Take the case of Robert E. Murphy, a 65-year-old former manufacturing executive who took out a slew of Parent PLUS student loans to put his three kids through college. Murphy, who's been out of work for 13 years, burned through his retirement savings, and had his home foreclosed on, has seen hit his debt balloon to more than $246,000. Even if he were to land a new job and start chipping away at his debt, he estimates he'll owe $500,000 by the time he's 77.

Then there's Mark Warren Tetzlaff, a 57-year-old who financed an MBA and law degree with student debt that now exceeds $250,000. Educational Credit Management Corp., a student loan guaranty agency, expects Tetzlaff to pay that money back — even though he's declared bankruptcy, is unemployed, and has moved back in with his mom.

In the first example, Robert Murphy, consider the Administration's stance. From Bloomberg:

On Tuesday, the Department of Education intervened in the case of Robert Murphy…

Murphy doesn't deserve a break just because he is 65 years old, department lawyers wrote. Repaying his debt loan may require "that he remain employed at or past normal retirement age," they said, even though "his income may top out or decrease" and "further employment opportunities may be limited."…

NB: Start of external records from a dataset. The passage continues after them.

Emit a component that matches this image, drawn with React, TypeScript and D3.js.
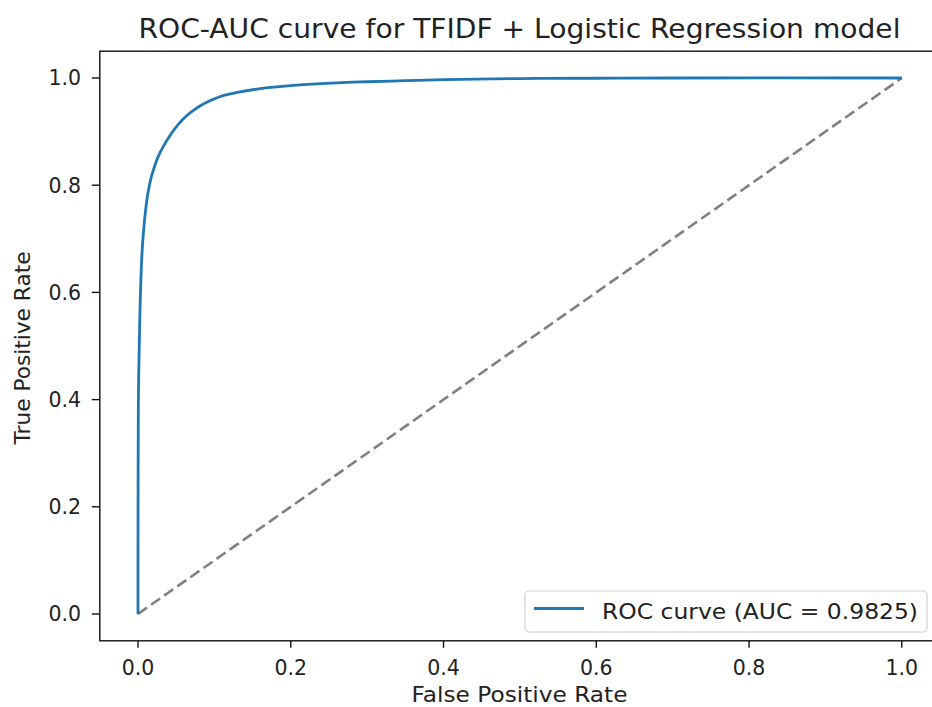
import React from "react";
import * as d3 from "d3";

const fpr = [0, 0, 0.0002, 0.0005, 0.0013, 0.0025, 0.0048, 0.007, 0.010, 0.013, 0.017, 0.021, 0.026, 0.033, 0.043, 0.053, 0.064, 0.078, 0.092, 0.107, 0.13, 0.16, 0.212, 0.26, 0.3, 0.35, 0.4, 0.5, 0.6, 0.7, 1];
const tpr = [0, 0.1, 0.28, 0.4, 0.474, 0.56, 0.66, 0.71, 0.754, 0.785, 0.813, 0.832, 0.852, 0.872, 0.895, 0.914, 0.93, 0.945, 0.956, 0.965, 0.973, 0.98, 0.987, 0.991, 0.993, 0.995, 0.997, 0.999, 0.9995, 1, 1];
const xTicks = [0, 0.2, 0.4, 0.6, 0.8, 1.0];
const yTicks = [0, 0.2, 0.4, 0.6, 0.8, 1.0];
const title = "ROC-AUC curve for TFIDF + Logistic Regression model";
const xLabel = "False Positive Rate";
const yLabel = "True Positive Rate";
const legendLabel = "ROC curve (AUC = 0.9825)";

const W = 932, H = 707;
const left = 99.8, right = 940, top = 51.2, bottom = 640.8;
const font = "DejaVu Sans, sans-serif";
const tickFs = 20.5;
const labelFs = 22;
const textColor = "#222";

export default function App() {
  const x = d3.scaleLinear().domain([-0.05, 1.05]).range([left, right]);
  const y = d3.scaleLinear().domain([-0.05, 1.05]).range([bottom, top]);
  const pts: [number, number][] = fpr.map((f, i) => [f, tpr[i]]);
  const line = d3.line<[number, number]>().x(d => x(d[0])).y(d => y(d[1]));
  const smooth = d3.line<[number, number]>().x(d => x(d[0])).y(d => y(d[1])).curve(d3.curveCatmullRom.alpha(0.5));
  const cx = 519.5;
  const cy = 348;
  const lx = 525, ly = 591, lw = 402, lh = 41;
  return (
    <svg width={W} height={H} style={{ position: "absolute", left: 0, top: 0, background: "#fff" }} fontFamily={font}>
      <rect width={W} height={H} fill="#fff" />
      <path d={line([[0, 0], [1, 1]]) || ""} stroke="#808080" strokeWidth={2.6} strokeDasharray="11,5" fill="none" />
      <path d={smooth(pts) || ""} stroke="#1f77b4" strokeWidth={2.8} fill="none" strokeLinejoin="round" />
      <rect x={left} y={top} width={right - left} height={bottom - top} fill="none" stroke="#111" strokeWidth={1.4} />
      {xTicks.map(t => (
        <g key={"x" + t}>
          <line x1={x(t)} x2={x(t)} y1={bottom} y2={bottom + 7} stroke="#111" strokeWidth={1.4} />
          <text x={x(t)} y={675} textAnchor="middle" fontSize={tickFs} fill={textColor}>{t.toFixed(1)}</text>
        </g>
      ))}
      {yTicks.map(t => (
        <g key={"y" + t}>
          <line x1={left - 8} x2={left} y1={y(t)} y2={y(t)} stroke="#111" strokeWidth={1.4} />
          <text x={81} y={y(t)} dy="0.36em" textAnchor="end" fontSize={tickFs} fill={textColor}>{t.toFixed(1)}</text>
        </g>
      ))}
      <text x={cx} y={38} textAnchor="middle" fontSize={27} fill={textColor} textLength={762} lengthAdjust="spacingAndGlyphs">{title}</text>
      <text x={cx} y={702} textAnchor="middle" fontSize={labelFs} fill={textColor} textLength={216} lengthAdjust="spacingAndGlyphs">{xLabel}</text>
      <text transform={`translate(30,${cy}) rotate(-90)`} textAnchor="middle" fontSize={labelFs} fill={textColor} textLength={193} lengthAdjust="spacingAndGlyphs">{yLabel}</text>
      <rect x={lx} y={ly} width={lw} height={lh} rx={4} fill="#fff" fillOpacity={0.8} stroke="#d0d0d0" strokeWidth={1.2} />
      <line x1={534} x2={584} y1={608.5} y2={608.5} stroke="#1f77b4" strokeWidth={2.8} />
      <text x={602} y={619} fontSize={labelFs} fill={textColor} textLength={316} lengthAdjust="spacingAndGlyphs">{legendLabel}</text>
    </svg>
  );
}
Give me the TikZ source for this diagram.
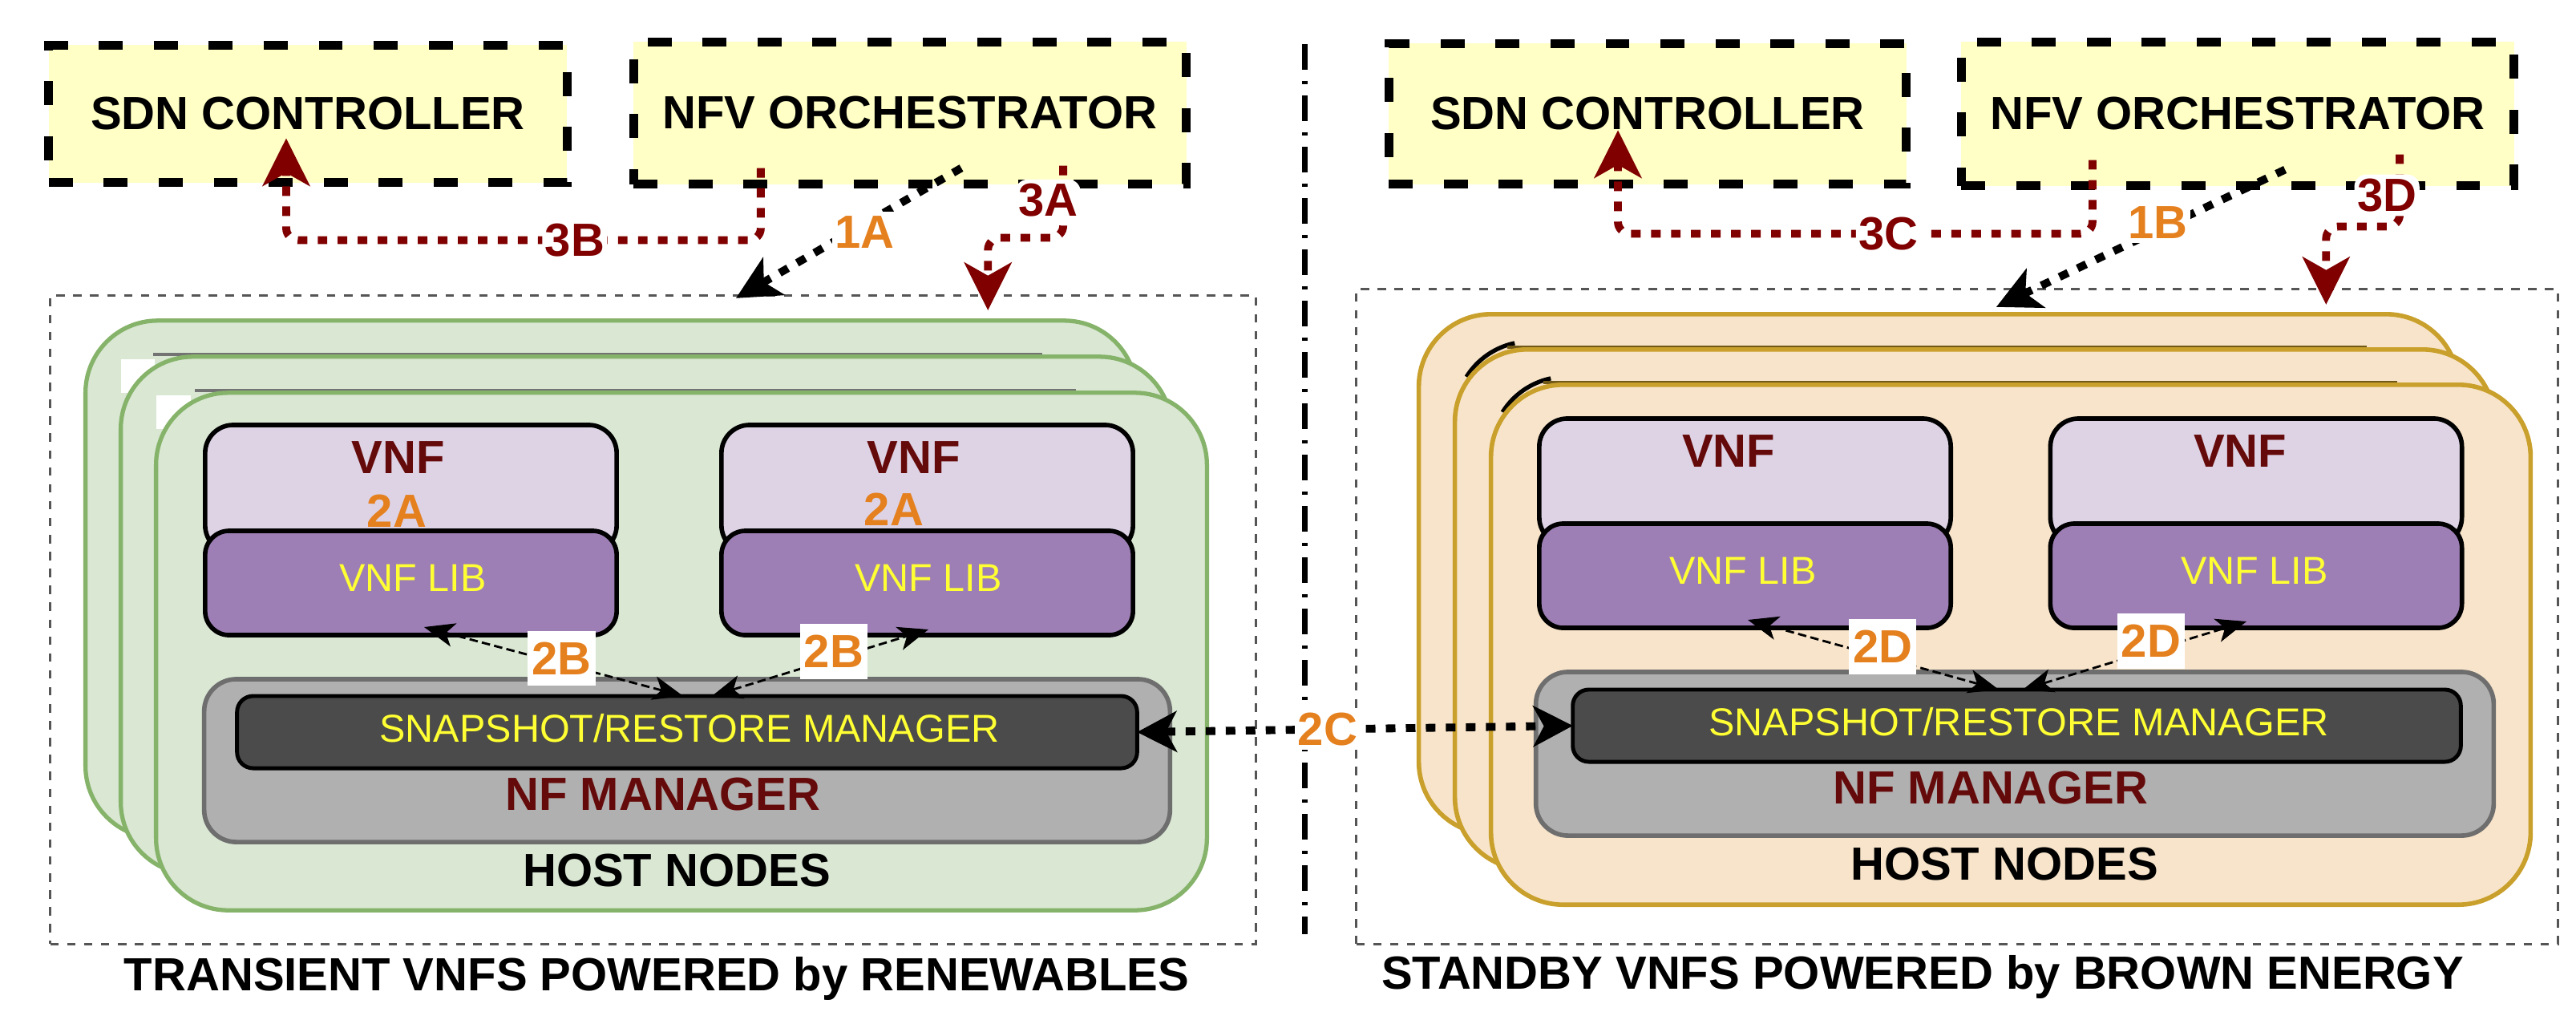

No student debtor should get a break on student loans unless they can show a "certainty of hopelessness," said the government's lawyers. "[A] debtor must specifically prove a total incapacity in the future to repay the debt for reasons not within his control," they added. The lawyers said that the point of keeping such a stringent standard is to ensure "that bankruptcy does not become a convenient and expedient means of extinguishing student loan debt."